EXERCISE BRIEF: From the listing below, restate word for word the lines from the line containing "Clone this chart in Apache ECharts." down through the line containing "gen.', '21 dic.'];". Exclude pictures.
== SUPPLIED MATERIAL ==
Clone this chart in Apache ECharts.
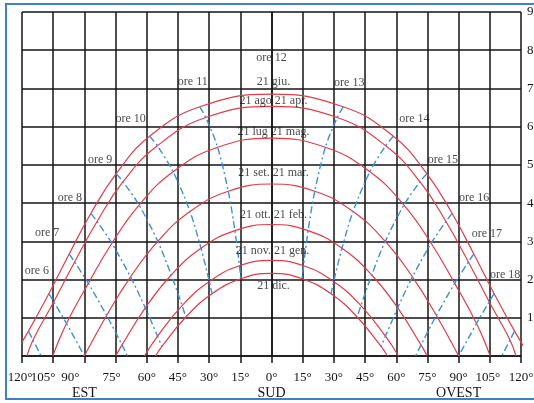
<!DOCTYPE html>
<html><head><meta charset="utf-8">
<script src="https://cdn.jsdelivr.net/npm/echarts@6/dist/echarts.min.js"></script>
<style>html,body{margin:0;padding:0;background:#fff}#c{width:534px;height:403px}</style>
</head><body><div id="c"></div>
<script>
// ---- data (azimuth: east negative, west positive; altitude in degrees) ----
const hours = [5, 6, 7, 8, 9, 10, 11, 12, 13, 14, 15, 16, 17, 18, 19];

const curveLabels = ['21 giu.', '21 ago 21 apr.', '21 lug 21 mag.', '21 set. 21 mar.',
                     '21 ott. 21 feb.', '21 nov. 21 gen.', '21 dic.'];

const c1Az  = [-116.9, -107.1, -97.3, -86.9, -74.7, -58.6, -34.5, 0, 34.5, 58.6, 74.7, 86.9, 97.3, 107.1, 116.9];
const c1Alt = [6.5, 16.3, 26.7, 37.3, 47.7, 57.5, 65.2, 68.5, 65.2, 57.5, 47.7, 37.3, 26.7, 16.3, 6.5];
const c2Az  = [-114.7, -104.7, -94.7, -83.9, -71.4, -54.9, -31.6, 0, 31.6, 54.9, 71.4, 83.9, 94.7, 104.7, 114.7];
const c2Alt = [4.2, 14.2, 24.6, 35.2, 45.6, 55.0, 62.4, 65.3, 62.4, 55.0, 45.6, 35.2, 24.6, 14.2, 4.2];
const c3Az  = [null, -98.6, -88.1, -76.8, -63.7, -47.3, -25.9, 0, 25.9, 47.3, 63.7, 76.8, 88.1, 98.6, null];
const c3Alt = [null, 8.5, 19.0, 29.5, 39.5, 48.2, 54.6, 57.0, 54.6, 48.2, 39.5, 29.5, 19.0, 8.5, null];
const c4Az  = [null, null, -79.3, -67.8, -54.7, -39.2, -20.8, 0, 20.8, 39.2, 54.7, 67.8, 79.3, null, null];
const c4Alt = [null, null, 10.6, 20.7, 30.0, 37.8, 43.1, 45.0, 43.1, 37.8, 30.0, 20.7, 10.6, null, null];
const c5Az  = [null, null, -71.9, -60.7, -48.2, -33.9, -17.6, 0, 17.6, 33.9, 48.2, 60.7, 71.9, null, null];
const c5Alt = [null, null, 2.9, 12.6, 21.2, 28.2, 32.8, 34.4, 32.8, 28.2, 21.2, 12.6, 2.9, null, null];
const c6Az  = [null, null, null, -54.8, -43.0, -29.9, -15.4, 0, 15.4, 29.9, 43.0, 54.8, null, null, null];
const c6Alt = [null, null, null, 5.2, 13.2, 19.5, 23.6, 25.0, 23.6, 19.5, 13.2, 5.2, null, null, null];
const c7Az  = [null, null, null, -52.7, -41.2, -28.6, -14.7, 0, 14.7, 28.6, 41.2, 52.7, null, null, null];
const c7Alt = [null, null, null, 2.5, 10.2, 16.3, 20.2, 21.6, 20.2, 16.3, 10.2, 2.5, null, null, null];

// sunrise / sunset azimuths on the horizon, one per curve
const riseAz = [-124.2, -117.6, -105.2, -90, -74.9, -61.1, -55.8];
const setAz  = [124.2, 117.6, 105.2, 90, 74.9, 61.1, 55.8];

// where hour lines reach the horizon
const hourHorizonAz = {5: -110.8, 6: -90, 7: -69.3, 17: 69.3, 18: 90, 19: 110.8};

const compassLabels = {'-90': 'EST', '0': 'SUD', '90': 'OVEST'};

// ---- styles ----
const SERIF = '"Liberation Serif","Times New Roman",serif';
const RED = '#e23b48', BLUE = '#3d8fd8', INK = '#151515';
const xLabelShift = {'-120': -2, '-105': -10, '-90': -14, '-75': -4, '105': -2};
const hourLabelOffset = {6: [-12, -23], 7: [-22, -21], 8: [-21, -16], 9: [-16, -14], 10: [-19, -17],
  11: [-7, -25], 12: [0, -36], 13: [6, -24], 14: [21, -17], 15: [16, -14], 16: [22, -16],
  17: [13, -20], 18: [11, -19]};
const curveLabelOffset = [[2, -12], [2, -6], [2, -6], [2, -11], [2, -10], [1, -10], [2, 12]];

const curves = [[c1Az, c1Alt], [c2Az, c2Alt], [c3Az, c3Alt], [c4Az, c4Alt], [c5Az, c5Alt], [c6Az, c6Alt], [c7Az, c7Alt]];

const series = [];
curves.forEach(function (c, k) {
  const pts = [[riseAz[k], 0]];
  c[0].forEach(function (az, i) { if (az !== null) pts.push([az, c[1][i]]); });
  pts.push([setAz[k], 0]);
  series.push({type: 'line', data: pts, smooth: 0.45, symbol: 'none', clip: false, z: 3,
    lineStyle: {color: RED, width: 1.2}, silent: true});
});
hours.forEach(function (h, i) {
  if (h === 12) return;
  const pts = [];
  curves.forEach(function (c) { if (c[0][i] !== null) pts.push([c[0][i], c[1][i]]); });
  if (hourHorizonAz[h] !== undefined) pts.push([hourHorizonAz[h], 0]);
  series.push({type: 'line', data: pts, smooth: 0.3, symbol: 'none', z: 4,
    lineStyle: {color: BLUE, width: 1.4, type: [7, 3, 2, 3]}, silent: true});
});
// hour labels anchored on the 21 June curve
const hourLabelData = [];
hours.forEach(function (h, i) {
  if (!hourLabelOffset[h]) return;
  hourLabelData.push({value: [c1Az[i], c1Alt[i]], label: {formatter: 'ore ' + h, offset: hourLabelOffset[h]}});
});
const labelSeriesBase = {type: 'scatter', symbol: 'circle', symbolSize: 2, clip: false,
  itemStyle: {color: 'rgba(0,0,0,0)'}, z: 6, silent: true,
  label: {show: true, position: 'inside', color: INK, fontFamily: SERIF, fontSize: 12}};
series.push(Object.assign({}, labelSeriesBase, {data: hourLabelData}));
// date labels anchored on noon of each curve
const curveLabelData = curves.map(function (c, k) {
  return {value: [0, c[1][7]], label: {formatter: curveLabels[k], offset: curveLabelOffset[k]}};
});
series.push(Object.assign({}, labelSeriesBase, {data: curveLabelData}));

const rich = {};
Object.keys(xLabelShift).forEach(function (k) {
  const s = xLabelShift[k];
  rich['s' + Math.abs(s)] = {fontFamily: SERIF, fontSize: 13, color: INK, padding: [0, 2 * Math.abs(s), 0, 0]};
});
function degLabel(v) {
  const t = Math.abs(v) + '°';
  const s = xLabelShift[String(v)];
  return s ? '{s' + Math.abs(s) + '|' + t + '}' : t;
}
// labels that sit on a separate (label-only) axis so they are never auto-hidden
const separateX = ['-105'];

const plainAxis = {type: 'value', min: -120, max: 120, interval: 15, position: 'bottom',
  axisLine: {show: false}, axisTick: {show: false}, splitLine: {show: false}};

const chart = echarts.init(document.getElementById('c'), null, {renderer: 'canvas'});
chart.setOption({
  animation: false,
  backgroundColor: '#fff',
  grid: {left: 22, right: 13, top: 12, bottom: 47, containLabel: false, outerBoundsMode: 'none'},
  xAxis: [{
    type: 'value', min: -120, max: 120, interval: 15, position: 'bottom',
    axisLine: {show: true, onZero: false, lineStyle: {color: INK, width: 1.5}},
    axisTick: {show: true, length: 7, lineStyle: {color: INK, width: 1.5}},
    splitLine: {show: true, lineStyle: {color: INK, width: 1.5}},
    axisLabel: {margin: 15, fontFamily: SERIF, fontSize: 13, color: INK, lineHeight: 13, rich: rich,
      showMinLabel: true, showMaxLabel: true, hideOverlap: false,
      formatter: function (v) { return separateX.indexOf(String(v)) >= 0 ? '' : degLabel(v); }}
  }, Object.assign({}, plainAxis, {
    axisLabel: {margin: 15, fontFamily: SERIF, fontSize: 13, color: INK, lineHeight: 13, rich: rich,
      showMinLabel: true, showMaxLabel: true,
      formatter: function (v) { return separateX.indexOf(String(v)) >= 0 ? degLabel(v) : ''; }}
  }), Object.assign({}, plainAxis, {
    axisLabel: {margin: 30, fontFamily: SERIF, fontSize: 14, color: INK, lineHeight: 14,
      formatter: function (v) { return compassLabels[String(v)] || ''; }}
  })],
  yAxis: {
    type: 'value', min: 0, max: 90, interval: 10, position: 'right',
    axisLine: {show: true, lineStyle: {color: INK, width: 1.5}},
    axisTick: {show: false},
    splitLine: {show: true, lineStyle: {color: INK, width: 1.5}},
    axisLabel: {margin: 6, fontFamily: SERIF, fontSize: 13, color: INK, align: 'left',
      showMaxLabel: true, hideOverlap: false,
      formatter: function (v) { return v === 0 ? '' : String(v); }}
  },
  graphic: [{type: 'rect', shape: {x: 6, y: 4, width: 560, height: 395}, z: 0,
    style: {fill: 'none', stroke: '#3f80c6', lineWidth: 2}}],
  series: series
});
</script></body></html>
===
== SUPPLIED MATERIAL ==
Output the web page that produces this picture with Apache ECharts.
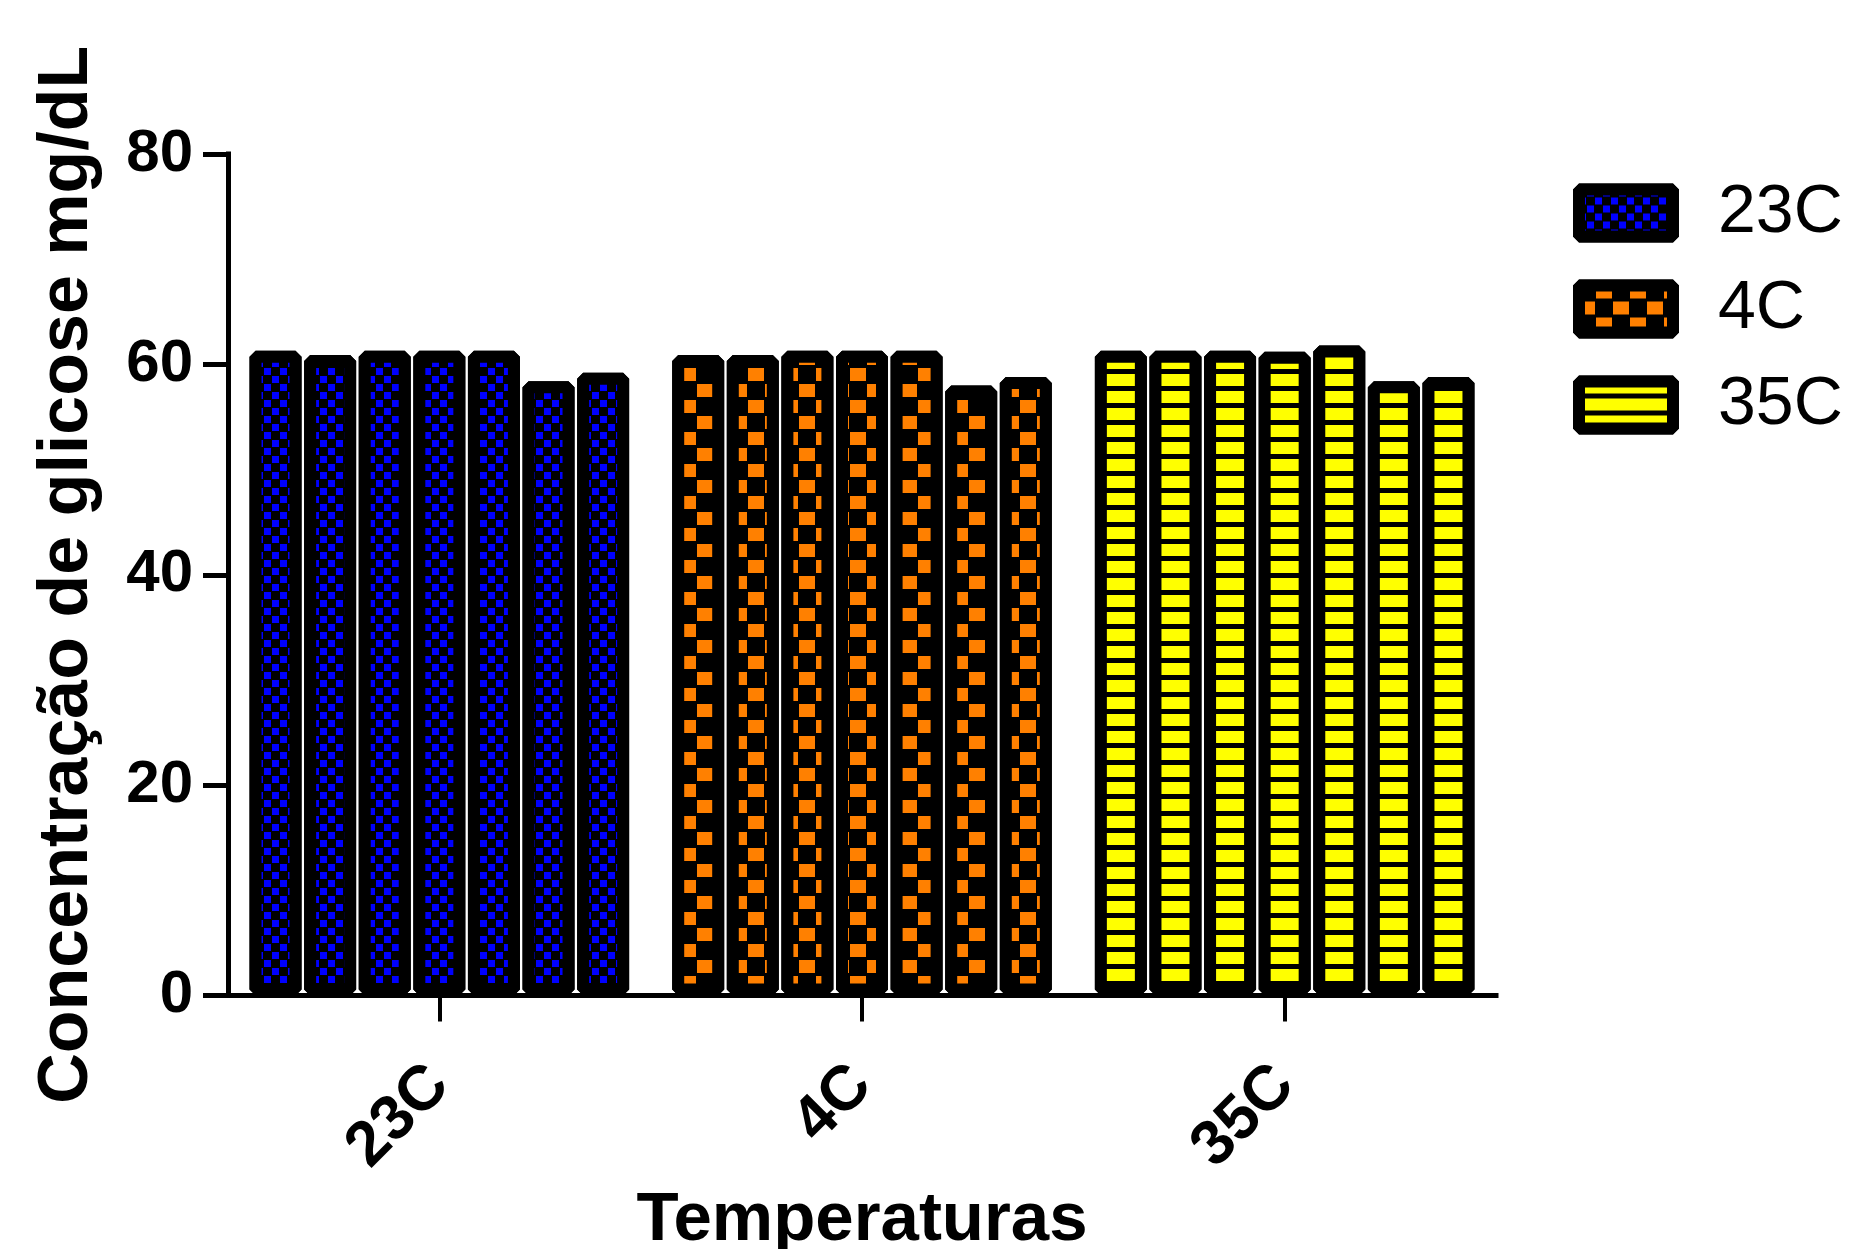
===
SOLUTION TO THE EXERCISE:
Clone this chart in Apache ECharts.
<!DOCTYPE html>
<html><head><meta charset="utf-8">
<script src="https://cdn.jsdelivr.net/npm/echarts@6/dist/echarts.min.js"></script>
<style>html,body{margin:0;padding:0;background:#fff}#c{width:534px;height:403px}</style>
</head><body><div id="c"></div>
<script>
// ---- data (azimuth: east negative, west positive; altitude in degrees) ----
const hours = [5, 6, 7, 8, 9, 10, 11, 12, 13, 14, 15, 16, 17, 18, 19];

const curveLabels = ['21 giu.', '21 ago 21 apr.', '21 lug 21 mag.', '21 set. 21 mar.',
                     '21 ott. 21 feb.', '21 nov. 21 gen.', '21 dic.'];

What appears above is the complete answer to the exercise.